I have three data structures defined as such, where S, LL, M, and Object, represent Set, ListLike, Map, and ByteString, respectively:

nouns :: IO [Object]
nouns = liftM LL.words $ B.readFile "nounlist.txt"

obj :: IO ObjectSet
obj =  liftM S.fromList nouns

actions :: IO ActionMap
actions = do
  n <- nouns
  let l = foldl' (\z x -> (x,Sell):(x,Create):z) [] n
  return $ M.fromList $
    (\(x,y) -> ((x, Verb y []), Out (Verb y []) x)) <$> l

Now I have one function that binds the unevaluated Set and Map to variables a and o. Once it enters query, an infinite loop of queries are accepted via user-input and processed. Appropriate responses are generated via lookups.

process :: IO ()
process = do
  a <- actions
  o <- obj
  forever $ query "" a o

Keeping in mind that my Map is composed of 300,000+ key-value pairs: The initial temporal overhead of the first evaluation when the first query is called is between approximately 3-5 seconds, on my computer; this is fine and completely expected. Every other subsequent call is snappy and responsive, just the way I want it. However, this is only so because I am running this code as a standalone executable and have the luxury of staying within the IO () of process. If I were to turn this code (and the rest of the accompanying code not listed) into a library to interface with say .. a Snap Framework Web Application, I wouldn't necessarily have this luxury. Essentially what I am trying to say is: If I were to remove the forever from process then the evaluated Map and Set would surely get garbage-collected. Indeed this is what happens when I call the function from a Snap Application (I can't keep forever because it will block the Snap Application). Every subsequent call from the Snap Application will have the same 3-5 second overhead because it re-evaluates the data structures in question.


My Question:

Is there an easy way to hold the Map and Set in memory so that every subsequent lookup is fast? One Idea I came up with was to run a thread that sleeps and maintains storage for the Map and Set. However, this definitely seems like overkill to me. What am I overlooking? Thank you for bearing with my long-winded explanation.

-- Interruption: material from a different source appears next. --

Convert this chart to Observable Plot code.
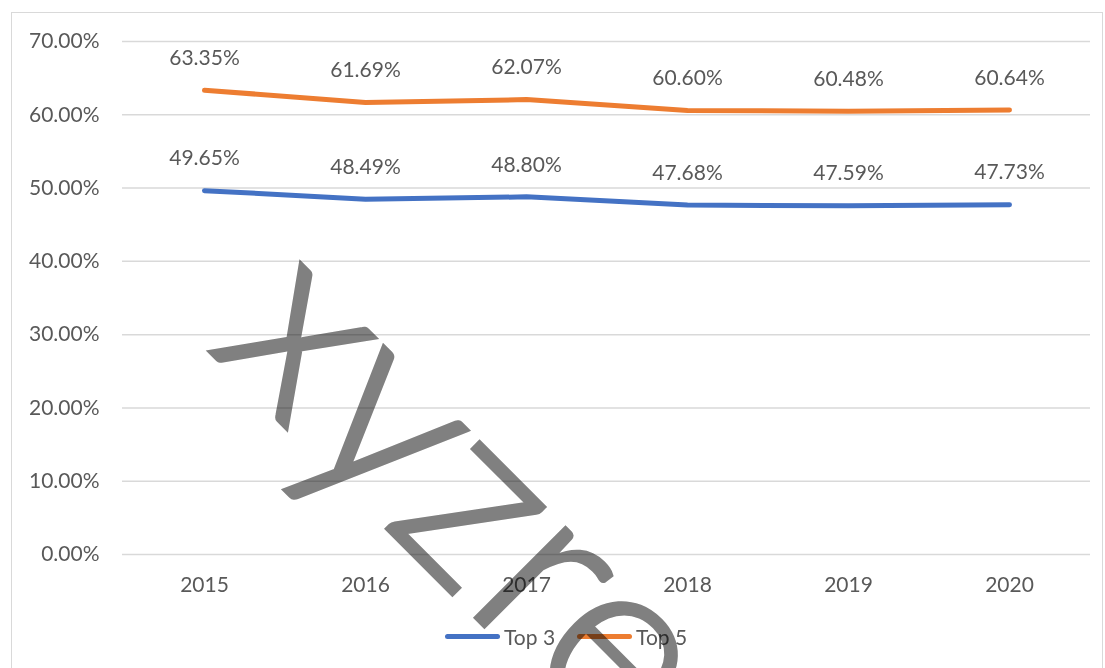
<!DOCTYPE html>
<html><head><meta charset="utf-8">
<script src="https://cdn.jsdelivr.net/npm/d3@7"></script>
<script src="https://cdn.jsdelivr.net/npm/@observablehq/plot@0.6"></script>
<style>
html,body{margin:0;padding:0;width:1105px;height:668px;overflow:hidden;background:#fff;font-family:Lato,"Open Sans",sans-serif;}
#frame{position:absolute;left:11px;top:12px;width:1092px;height:700px;border:1.5px solid #d9d9d9;box-sizing:border-box;}
#chart{position:absolute;left:0;top:0;}
#legend{position:absolute;left:445px;top:624px;display:flex;align-items:center;font-size:21px;color:#595959;font-family:Lato,sans-serif;}
#legend .item{display:flex;align-items:center;margin-right:22px;}
#legend .sw{width:55px;height:5px;border-radius:3px;margin-right:4px;}
#wm{position:absolute;left:0;top:0;pointer-events:none;mix-blend-mode:multiply;}
</style></head>
<body>
<div id="frame"></div>
<div id="chart"></div>
<div id="legend"></div>
<svg id="wm" width="1105" height="668"></svg>
<script>
const years = ["2015","2016","2017","2018","2019","2020"];
const seriesNames = ["Top 3","Top 5"];
const seriesColors = ["#4472C4","#ED7D31"];
const top3 = [0.4965,0.4849,0.4880,0.4768,0.4759,0.4773];
const top5 = [0.6335,0.6169,0.6207,0.6060,0.6048,0.6064];
const yTicks = [0,0.1,0.2,0.3,0.4,0.5,0.6,0.7];
const watermark = "xyzre";

const rows = [];
years.forEach((y,i)=>{ rows.push({year:y, series:"Top 3", value:top3[i]}); });
years.forEach((y,i)=>{ rows.push({year:y, series:"Top 5", value:top5[i]}); });
const pct = d3.format(".2%");

const chart = Plot.plot({
  width:1105, height:610,
  marginLeft:122, marginRight:15, marginTop:41, marginBottom:56,
  style:{fontFamily:"Lato, 'Open Sans', sans-serif", fontSize:"21px", color:"#595959", background:"transparent"},
  x:{type:"point", domain:years, padding:0.5, label:null},
  y:{domain:[0,0.7], label:null},
  color:{domain:seriesNames, range:seriesColors},
  marks:[
    Plot.ruleY(yTicks,{stroke:"#d9d9d9", strokeWidth:1.5}),
    Plot.axisY({ticks:yTicks, tickFormat:pct, tickSize:0, tickPadding:23, label:null, fontSize:21, fill:"#595959"}),
    Plot.axisX({tickSize:0, tickPadding:23, label:null, fontSize:21, fill:"#595959"}),
    Plot.line(rows,{x:"year", y:"value", z:"series", stroke:"series", strokeWidth:5, strokeLinecap:"round", strokeLinejoin:"round"}),
    Plot.text(rows,{x:"year", y:"value", text:d=>pct(d.value), dy:-32, fontSize:21, fill:"#595959"})
  ]
});
document.getElementById("chart").appendChild(chart);

const legend = document.getElementById("legend");
seriesNames.forEach((n,i)=>{
  const it = document.createElement("div"); it.className="item";
  const sw = document.createElement("div"); sw.className="sw"; sw.style.background=seriesColors[i];
  const t = document.createElement("span"); t.textContent=n;
  it.appendChild(sw); it.appendChild(t); legend.appendChild(it);
});

const wm = d3.select("#wm");
wm.append("text")
  .attr("transform","translate(206,348) rotate(45)")
  .attr("font-size",255).attr("font-family","Lato, sans-serif").attr("font-weight",300)
  .attr("fill","#808080").attr("stroke","#808080").attr("stroke-width",4).attr("stroke-linejoin","miter")
  .text(watermark);
</script>
</body></html>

Note: I'm not necessarily looking for code answers, moreso suggestions, advice, etc.


Solution

  • You can evaluate obj and actions only once during snaplet initialization and store result in snaplet's state.

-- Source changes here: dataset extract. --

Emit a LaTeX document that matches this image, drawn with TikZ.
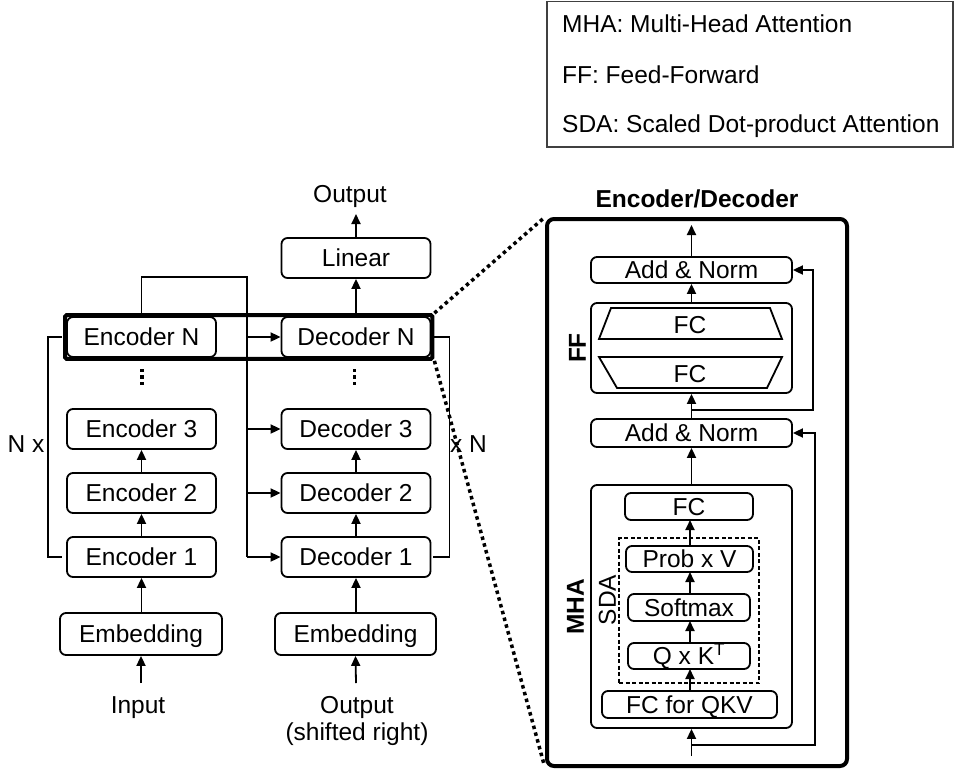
\documentclass[tikz,border=0pt]{standalone}
\usepackage{fontspec}
\setmainfont{Liberation Sans}
\usetikzlibrary{arrows.meta,fit}

\begin{document}
\begin{tikzpicture}[x=1pt,y=-1pt,
  font=\fontsize{24.5}{29}\selectfont,
  box/.style={draw, line width=1.8pt, rounded corners=6pt, inner sep=0pt,
              text height=17.5pt, text depth=0pt},
  stackbox/.style={box, minimum width=149pt, minimum height=40pt},
  embbox/.style={box, minimum width=162pt, minimum height=42pt},
  arr/.style={line width=1.8pt, -{Triangle[length=10pt,width=9pt]}},
  ln/.style={line width=1.8pt},
  zoomline/.style={line width=3.5pt, dash pattern=on 3.5pt off 3.5pt},
  lbl/.style={inner sep=0pt, anchor=base},
  rot/.style={inner sep=0pt, rotate=90, text height=17.5pt, text depth=0pt},
  legendtext/.style={inner sep=0pt, anchor=base west}]

\useasboundingbox (0,0) rectangle (954,772);

% ---------- legend ----------
\draw[line width=1.5pt, draw=black!75] (547,1.5) rectangle (953,147);
\node[legendtext] (lg1) at (562,32)  {MHA: Multi-Head Attention};
\node[legendtext] (lg2) at (562,83)  {FF: Feed-Forward};
\node[legendtext] (lg3) at (562,132) {SDA: Scaled Dot-product Attention};

% ---------- encoder stack ----------
\node[stackbox] (encN) at (141.5,337) {Encoder N};
\node[stackbox] (enc3) at (141.5,429) {Encoder 3};
\node[stackbox] (enc2) at (141.5,493) {Encoder 2};
\node[stackbox] (enc1) at (141.5,557) {Encoder 1};
\node[embbox]   (embL) at (141,634)   {Embedding};
\coordinate (inL) at (141,683);
\node[lbl] (input) at (138,713) {Input};

\draw[arr] (inL) -- (embL.south);
\draw[arr] (embL.north -| enc1.south) -- (enc1.south);
\draw[arr] (enc1) -- (enc2);
\draw[arr] (enc2) -- (enc3);

\foreach \yy in {370.5,377,383.5}
  \fill (140.3,\yy-1.6) rectangle (143.5,\yy+1.6);

% ---------- decoder stack ----------
\node[stackbox] (decN) at (356,337) {Decoder N};
\node[stackbox] (dec3) at (356,429) {Decoder 3};
\node[stackbox] (dec2) at (356,493) {Decoder 2};
\node[stackbox] (dec1) at (356,557) {Decoder 1};
\node[embbox, minimum width=161pt] (embR) at (355.5,634) {Embedding};
\node[stackbox] (linear) at (356,258) {Linear};
\coordinate (inR) at (356,683);
\coordinate (outL) at (356,214);
\node[lbl] (outtxt) at (350,202) {Output};
\node[lbl] (shift1) at (357,713) {Output};
\node[lbl] (shift2) at (357,740) {(shifted right)};

\draw[arr] (inR) -- (embR.south);
\draw[arr] (embR.north -| dec1.south) -- (dec1.south);
\draw[arr] (dec1) -- (dec2);
\draw[arr] (dec2) -- (dec3);
\draw[arr] (decN) -- (linear);
\draw[arr] (linear) -- (outL);

\foreach \yy in {370.5,377,383.5}
  \fill (352.8,\yy-1.6) rectangle (356,\yy+1.6);

% encoder output fed to every decoder
\coordinate (busT) at (247,277);
\coordinate (busB) at (247,557);
\draw[ln] (encN.north) |- (busT) -- (busB);
\draw[arr] (busB) -- (dec1.west);
\draw[arr] (busT |- dec2.west) -- (dec2.west);
\draw[arr] (busT |- dec3.west) -- (dec3.west);
\draw[arr] (busT |- decN.west) -- (decN.west);

% repetition brackets
\draw[ln] ([xshift=-4pt]encN.west) -- ++(-14,0) |- ([xshift=-4pt]enc1.west);
\draw[ln] ([xshift=2pt]decN.east) -- ++(16,0) |- ([xshift=2pt]dec1.east);
\node[lbl] (nxL) at (26,452) {N x};
\node[lbl, anchor=base west] (nxR) at (450,452) {x N};

% highlighted layer pair
\node[draw, line width=4pt, rounded corners=1.5pt, inner sep=1pt, fit=(encN)(decN)] (hl) {};

% ---------- expanded encoder/decoder layer ----------
\node[draw, line width=4pt, rounded corners=7pt, minimum width=300pt,
      minimum height=547pt, inner sep=0pt] (outer) at (697,492.5) {};
\node[lbl, font=\fontsize{24.5}{29}\selectfont\bfseries] (title) at (697,207) {Encoder/Decoder};

\draw[zoomline, shorten >=3pt] (hl.north east) -- (outer.north west);
\draw[zoomline, shorten >=3pt] (hl.south east) -- (outer.south west);

\node[box, minimum width=201pt, minimum height=26pt] (an2) at (691.5,270) {Add \& Norm};
\node[box, minimum width=201pt, minimum height=90pt] (ffbox) at (691.5,348) {};
\node[box, minimum width=201pt, minimum height=28pt] (an1) at (691.5,433) {Add \& Norm};
\node[box, minimum width=201pt, minimum height=243pt] (mha) at (691.5,606.5) {};

% feed-forward: two fully connected layers
\draw[line width=1.8pt] (611,308) -- (770,308) -- (782,339) -- (599,339) -- cycle;
\draw[line width=1.8pt] (599,357) -- (782,357) -- (767,388) -- (617,388) -- cycle;
\node[inner sep=0pt, text height=17.5pt, text depth=0pt] (fcA) at (690,325) {FC};
\node[inner sep=0pt, text height=17.5pt, text depth=0pt] (fcB) at (690,374) {FC};
\node[rot, font=\fontsize{24.5}{29}\selectfont\bfseries] (fflab) at (577,348) {FF};

% multi-head attention
\node[box, minimum width=128pt, minimum height=27pt] (fco) at (689,506.5) {FC};
\node[draw, line width=1.3pt, dash pattern=on 4pt off 2.5pt, minimum width=140pt,
      minimum height=145pt, inner sep=0pt] (sda) at (689,610.5) {};
\node[box, minimum width=127pt, minimum height=26pt] (probv) at (689.5,559) {Prob x V};
\node[box, minimum width=122pt, minimum height=27pt] (softmax) at (689,607.5) {Softmax};
\node[box, minimum width=122pt, minimum height=26pt] (qk) at (689,656) {Q x K\textsuperscript{T}};
\node[box, minimum width=175pt, minimum height=27pt] (fcqkv) at (689.5,704.5) {FC for QKV};
\node[rot, font=\fontsize{24.5}{29}\selectfont\bfseries] (mhalab) at (575,607) {MHA};
\node[rot] (sdalab) at (607,600) {SDA};

\draw[arr] (690,691) -- (690,669);
\draw[arr] (690,643) -- (690,621);
\draw[arr] (690,594) -- (690,572);
\draw[arr] (690,546) -- (690,520);

% main data path and residual connections
\coordinate (inM) at (691.5,756);
\coordinate (res1) at (691.5,745);
\coordinate (res2) at (691.5,410);
\coordinate (outM) at (691.5,225);
\draw[arr] (inM) -- (mha.south);
\draw[arr] (mha.north) -- (an1.south);
\draw[arr] (an1.north) -- (ffbox.south);
\draw[arr] (ffbox.north) -- (an2.south);
\draw[arr] (an2.north) -- (outM);
\draw[arr] (res1) -- ++(123.5,0) |- (an1.east);
\draw[arr] (res2) -- ++(121.5,0) |- (an2.east);

\end{tikzpicture}
\end{document}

    data SnapApp = SnapApp
        { objectSet :: ObjectSet
        , actionMap :: ActionMap
        }
    
    appInit :: SnapletInit SnapApp SnapApp
    appInit = makeSnaplet ... $ do
        ... 
        a <- liftIO actions
        o <- liftIO obj
        return $ SnapApp o a
    

    Now you can access them from snap's Handler:

    someUrlHandler :: Handler SnapApp SnapApp
    someUrlHandler = do
      a <- gets actionMap
      o <- gets objectMap
      res <- query a o
      ...
    

    This guarantees that actions and obj will be evaluated only once.